What needs to be done: Restate the opening lines of the material below word for word, stopping after the line that contains "let legendTops = [158, 331, 502];".

───── Entries provided ─────

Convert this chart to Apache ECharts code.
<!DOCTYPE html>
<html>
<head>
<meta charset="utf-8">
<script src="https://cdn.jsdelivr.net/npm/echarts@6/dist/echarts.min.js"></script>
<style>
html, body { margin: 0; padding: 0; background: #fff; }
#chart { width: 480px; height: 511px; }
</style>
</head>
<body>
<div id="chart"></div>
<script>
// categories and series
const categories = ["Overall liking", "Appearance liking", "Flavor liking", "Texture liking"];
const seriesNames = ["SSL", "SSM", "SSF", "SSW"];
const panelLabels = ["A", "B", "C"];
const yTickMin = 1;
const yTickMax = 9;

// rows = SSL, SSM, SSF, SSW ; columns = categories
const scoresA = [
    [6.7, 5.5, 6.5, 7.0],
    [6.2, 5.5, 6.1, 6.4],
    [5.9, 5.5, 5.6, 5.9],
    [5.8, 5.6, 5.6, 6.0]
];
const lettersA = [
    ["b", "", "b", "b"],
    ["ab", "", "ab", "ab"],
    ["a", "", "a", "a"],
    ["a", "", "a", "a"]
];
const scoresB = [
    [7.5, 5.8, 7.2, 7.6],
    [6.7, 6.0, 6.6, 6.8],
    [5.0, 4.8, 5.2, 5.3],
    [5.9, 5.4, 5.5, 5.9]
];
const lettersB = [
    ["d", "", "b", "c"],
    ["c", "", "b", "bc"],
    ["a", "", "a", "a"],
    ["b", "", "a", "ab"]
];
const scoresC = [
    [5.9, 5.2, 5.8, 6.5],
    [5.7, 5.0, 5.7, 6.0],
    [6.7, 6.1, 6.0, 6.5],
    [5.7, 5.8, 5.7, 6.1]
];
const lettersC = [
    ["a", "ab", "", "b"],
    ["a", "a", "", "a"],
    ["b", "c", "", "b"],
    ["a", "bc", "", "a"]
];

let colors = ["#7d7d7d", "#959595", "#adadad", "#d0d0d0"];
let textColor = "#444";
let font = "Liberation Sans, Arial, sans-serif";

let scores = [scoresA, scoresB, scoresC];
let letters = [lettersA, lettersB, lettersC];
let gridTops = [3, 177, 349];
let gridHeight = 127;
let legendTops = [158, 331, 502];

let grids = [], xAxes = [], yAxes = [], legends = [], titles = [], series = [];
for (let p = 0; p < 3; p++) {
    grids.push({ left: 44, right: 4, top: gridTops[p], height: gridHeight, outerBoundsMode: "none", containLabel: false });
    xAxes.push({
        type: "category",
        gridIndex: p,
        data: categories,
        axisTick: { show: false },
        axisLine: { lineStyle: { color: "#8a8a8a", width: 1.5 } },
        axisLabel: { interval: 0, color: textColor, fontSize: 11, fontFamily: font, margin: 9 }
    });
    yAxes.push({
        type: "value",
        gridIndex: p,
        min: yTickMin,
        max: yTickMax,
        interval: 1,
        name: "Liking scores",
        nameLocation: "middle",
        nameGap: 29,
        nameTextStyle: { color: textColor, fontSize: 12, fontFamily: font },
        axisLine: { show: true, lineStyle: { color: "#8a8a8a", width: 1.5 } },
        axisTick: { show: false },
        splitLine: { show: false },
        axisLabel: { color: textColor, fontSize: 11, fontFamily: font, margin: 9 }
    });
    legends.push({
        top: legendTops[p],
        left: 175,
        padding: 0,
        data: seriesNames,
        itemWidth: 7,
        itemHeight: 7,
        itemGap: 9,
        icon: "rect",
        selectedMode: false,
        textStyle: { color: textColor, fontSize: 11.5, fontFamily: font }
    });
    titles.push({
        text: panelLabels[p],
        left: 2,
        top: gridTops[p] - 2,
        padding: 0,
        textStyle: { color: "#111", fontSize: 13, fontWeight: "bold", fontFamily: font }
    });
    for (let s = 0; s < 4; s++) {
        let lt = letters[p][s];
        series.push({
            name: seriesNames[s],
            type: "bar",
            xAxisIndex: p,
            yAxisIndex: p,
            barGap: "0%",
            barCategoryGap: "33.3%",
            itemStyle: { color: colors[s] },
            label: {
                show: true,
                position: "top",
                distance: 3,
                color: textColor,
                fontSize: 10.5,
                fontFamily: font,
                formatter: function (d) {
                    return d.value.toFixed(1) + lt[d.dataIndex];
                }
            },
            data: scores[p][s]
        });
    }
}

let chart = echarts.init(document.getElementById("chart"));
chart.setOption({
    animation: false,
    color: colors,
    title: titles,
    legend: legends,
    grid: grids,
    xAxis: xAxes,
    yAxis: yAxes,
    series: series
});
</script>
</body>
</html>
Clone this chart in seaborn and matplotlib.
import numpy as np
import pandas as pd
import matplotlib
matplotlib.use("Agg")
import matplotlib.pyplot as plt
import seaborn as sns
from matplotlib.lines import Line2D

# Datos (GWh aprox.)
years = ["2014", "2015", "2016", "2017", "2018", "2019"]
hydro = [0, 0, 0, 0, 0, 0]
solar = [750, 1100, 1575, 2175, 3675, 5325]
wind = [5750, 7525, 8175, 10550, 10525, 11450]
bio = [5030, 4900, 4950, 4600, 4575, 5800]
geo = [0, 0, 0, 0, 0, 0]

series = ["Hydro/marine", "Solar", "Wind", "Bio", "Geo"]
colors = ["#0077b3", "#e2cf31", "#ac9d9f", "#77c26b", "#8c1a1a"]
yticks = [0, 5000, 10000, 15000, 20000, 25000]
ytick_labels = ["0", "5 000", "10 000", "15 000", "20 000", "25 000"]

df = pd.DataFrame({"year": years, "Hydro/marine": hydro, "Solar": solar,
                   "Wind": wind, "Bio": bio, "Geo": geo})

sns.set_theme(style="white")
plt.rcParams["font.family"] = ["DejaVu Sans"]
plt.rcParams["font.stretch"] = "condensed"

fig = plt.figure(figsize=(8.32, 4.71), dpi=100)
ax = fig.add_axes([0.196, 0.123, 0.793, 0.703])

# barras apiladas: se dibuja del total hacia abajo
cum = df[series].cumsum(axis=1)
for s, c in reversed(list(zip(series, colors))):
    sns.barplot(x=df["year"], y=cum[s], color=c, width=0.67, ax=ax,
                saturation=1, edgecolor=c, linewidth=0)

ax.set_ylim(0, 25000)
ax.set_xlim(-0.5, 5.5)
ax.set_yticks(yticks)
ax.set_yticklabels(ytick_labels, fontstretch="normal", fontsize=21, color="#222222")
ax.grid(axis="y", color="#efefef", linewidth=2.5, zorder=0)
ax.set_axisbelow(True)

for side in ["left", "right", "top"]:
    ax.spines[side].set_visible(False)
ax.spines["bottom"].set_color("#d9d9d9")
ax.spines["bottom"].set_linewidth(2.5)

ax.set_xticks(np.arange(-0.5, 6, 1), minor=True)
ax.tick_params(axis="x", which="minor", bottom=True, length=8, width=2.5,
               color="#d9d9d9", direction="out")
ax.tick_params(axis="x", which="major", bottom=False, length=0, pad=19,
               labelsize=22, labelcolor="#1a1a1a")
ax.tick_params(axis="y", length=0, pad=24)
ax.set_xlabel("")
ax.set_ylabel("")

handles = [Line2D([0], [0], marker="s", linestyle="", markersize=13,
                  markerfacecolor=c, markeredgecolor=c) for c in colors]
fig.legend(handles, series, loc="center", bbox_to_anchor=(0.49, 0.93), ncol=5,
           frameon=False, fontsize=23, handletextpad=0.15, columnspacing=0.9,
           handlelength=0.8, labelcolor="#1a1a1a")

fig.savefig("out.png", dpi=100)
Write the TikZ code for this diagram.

─────

Reply:
Convert this chart to Apache ECharts code.
<!DOCTYPE html>
<html>
<head>
<meta charset="utf-8">
<script src="https://cdn.jsdelivr.net/npm/echarts@6/dist/echarts.min.js"></script>
<style>
html, body { margin: 0; padding: 0; background: #fff; }
#chart { width: 480px; height: 511px; }
</style>
</head>
<body>
<div id="chart"></div>
<script>
// categories and series
const categories = ["Overall liking", "Appearance liking", "Flavor liking", "Texture liking"];
const seriesNames = ["SSL", "SSM", "SSF", "SSW"];
const panelLabels = ["A", "B", "C"];
const yTickMin = 1;
const yTickMax = 9;

// rows = SSL, SSM, SSF, SSW ; columns = categories
const scoresA = [
    [6.7, 5.5, 6.5, 7.0],
    [6.2, 5.5, 6.1, 6.4],
    [5.9, 5.5, 5.6, 5.9],
    [5.8, 5.6, 5.6, 6.0]
];
const lettersA = [
    ["b", "", "b", "b"],
    ["ab", "", "ab", "ab"],
    ["a", "", "a", "a"],
    ["a", "", "a", "a"]
];
const scoresB = [
    [7.5, 5.8, 7.2, 7.6],
    [6.7, 6.0, 6.6, 6.8],
    [5.0, 4.8, 5.2, 5.3],
    [5.9, 5.4, 5.5, 5.9]
];
const lettersB = [
    ["d", "", "b", "c"],
    ["c", "", "b", "bc"],
    ["a", "", "a", "a"],
    ["b", "", "a", "ab"]
];
const scoresC = [
    [5.9, 5.2, 5.8, 6.5],
    [5.7, 5.0, 5.7, 6.0],
    [6.7, 6.1, 6.0, 6.5],
    [5.7, 5.8, 5.7, 6.1]
];
const lettersC = [
    ["a", "ab", "", "b"],
    ["a", "a", "", "a"],
    ["b", "c", "", "b"],
    ["a", "bc", "", "a"]
];

let colors = ["#7d7d7d", "#959595", "#adadad", "#d0d0d0"];
let textColor = "#444";
let font = "Liberation Sans, Arial, sans-serif";

let scores = [scoresA, scoresB, scoresC];
let letters = [lettersA, lettersB, lettersC];
let gridTops = [3, 177, 349];
let gridHeight = 127;
let legendTops = [158, 331, 502];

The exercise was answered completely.